Question

multivariable calc: What's a good way to think about the gradient? I know the gradient is the normal vector to a function and is also a derivative in the x, y, and z directions. In one dimension, though, the derivative gives you the tangent to the function.
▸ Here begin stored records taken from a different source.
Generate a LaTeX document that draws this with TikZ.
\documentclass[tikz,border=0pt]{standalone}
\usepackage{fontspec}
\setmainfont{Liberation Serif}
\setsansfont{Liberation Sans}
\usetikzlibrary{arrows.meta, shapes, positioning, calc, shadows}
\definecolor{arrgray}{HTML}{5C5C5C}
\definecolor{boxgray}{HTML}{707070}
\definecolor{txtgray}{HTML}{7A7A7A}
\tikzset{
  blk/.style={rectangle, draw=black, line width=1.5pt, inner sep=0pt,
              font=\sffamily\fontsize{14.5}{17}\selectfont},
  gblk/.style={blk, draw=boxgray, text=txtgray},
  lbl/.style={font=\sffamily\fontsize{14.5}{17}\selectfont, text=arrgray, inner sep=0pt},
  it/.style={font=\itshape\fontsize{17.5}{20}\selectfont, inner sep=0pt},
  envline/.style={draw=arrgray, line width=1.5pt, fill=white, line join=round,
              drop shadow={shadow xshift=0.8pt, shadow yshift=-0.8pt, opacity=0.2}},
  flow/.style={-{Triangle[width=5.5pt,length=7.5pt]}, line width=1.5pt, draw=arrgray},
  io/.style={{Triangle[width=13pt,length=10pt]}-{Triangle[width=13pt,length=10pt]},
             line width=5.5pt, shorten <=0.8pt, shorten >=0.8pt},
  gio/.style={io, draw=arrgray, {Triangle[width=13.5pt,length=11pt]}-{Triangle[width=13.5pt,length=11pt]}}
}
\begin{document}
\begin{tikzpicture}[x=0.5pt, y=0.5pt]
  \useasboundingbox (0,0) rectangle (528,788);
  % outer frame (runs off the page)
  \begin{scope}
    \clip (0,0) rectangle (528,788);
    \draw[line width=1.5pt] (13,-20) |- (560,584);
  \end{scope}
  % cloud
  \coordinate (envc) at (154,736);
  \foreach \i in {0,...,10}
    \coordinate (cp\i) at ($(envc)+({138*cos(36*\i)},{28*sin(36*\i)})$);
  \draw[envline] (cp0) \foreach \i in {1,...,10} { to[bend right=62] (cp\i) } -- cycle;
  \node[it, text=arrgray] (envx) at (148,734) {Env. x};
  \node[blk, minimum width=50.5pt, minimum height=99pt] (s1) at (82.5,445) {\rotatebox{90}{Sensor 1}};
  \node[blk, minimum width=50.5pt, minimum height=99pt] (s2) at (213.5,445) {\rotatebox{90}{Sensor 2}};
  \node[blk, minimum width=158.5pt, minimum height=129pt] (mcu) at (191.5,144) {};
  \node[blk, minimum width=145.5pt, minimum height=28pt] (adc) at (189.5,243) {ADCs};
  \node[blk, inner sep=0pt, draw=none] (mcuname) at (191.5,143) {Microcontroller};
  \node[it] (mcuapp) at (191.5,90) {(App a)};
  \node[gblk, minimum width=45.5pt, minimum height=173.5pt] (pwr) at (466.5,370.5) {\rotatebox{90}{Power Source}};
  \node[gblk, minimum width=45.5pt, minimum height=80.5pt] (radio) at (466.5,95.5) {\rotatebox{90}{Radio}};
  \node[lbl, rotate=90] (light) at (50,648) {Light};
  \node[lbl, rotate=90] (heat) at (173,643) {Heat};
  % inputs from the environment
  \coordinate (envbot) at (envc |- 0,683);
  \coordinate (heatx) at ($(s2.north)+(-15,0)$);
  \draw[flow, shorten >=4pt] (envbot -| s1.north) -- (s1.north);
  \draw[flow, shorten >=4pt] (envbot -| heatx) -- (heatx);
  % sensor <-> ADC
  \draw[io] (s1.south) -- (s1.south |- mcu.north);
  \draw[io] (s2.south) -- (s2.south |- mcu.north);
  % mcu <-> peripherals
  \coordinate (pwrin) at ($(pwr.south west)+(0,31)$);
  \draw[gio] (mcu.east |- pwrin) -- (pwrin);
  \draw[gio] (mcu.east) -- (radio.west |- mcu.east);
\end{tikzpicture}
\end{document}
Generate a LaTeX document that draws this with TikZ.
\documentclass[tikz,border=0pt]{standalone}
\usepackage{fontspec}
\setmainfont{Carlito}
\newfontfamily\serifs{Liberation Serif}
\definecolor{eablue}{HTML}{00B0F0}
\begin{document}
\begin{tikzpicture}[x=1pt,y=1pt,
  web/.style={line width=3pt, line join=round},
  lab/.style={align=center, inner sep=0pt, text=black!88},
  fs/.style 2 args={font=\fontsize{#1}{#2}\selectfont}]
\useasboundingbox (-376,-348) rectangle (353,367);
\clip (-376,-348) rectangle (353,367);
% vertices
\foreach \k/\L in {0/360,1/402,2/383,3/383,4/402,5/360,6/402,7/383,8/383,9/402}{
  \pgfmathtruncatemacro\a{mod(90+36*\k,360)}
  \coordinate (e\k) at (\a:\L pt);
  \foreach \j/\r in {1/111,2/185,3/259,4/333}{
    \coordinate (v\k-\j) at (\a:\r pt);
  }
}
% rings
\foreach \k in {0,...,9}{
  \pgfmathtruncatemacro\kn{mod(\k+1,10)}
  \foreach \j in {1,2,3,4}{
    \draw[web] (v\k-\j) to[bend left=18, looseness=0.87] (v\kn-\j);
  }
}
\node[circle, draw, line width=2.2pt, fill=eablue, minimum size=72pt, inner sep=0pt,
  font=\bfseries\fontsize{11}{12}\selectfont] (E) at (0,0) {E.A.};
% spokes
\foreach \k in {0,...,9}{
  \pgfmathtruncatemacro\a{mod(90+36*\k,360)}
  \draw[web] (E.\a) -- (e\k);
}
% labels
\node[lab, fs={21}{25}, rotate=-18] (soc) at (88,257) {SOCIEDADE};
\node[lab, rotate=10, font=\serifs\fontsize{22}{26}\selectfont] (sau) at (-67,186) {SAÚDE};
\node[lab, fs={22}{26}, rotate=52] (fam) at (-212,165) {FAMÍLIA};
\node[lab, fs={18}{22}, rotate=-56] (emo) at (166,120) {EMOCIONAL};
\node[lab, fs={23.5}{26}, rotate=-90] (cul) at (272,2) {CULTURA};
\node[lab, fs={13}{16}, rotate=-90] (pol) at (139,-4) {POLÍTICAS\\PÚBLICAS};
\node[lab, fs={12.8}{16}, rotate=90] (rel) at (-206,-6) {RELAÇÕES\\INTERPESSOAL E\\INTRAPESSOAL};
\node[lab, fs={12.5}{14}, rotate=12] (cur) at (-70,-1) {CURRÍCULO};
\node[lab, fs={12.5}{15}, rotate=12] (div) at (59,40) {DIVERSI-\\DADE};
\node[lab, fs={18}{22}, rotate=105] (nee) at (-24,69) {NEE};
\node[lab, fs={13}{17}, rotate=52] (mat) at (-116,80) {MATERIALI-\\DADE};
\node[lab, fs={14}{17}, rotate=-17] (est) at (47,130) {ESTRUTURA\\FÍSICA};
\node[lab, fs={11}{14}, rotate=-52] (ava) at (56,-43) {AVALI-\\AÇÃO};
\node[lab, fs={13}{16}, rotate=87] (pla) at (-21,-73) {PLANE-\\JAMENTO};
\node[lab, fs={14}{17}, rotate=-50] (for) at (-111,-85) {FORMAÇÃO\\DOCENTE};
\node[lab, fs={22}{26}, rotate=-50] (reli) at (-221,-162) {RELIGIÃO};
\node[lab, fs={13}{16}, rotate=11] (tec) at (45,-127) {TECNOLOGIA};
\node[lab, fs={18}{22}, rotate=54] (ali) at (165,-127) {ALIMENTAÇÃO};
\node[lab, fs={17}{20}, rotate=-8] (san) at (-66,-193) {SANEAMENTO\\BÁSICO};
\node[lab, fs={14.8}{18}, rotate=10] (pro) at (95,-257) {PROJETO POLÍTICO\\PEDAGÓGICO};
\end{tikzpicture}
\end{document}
I've also seem remember that for the curvature of a function, the first derivative of a function gives you the tangent vector and the second derivative gives you the normal to the curve.

Answer 1

I also know that the equation of a tangent plane of \(f(x,y,z)=k\) at \( (x_0,y_0,z_0)\) is

\( f_x (x_0,y_0,z_0)(x-x_0)+f_y (x_0,y_0,z_0)(y-y_0)+f_z (x_0,y_0,z_0)(z-z_0) = 0\)

Answer 2

One thing that confuses me is that the gradient gives you a vector \(\vec{n}\) that is perpendicular to the normal curves of a 3D surface, but \(\vec{n}\) is not the same as the normal to the tangent plane at that point.

Answer 3

a simple way to start looking at it, from differentials

\(dF = F_x dx + F_y dy = <F_x, F_y>\bullet<dx, dy> = \nabla F \bullet<dx, dy>\)

if \(F(x,y) = c\), then \(dF = 0\)

and \(<dx, dy>\) lies on F, it has to

so \(\nabla (F) \bullet<dx, dy> = 0\)

so you have a normal vector....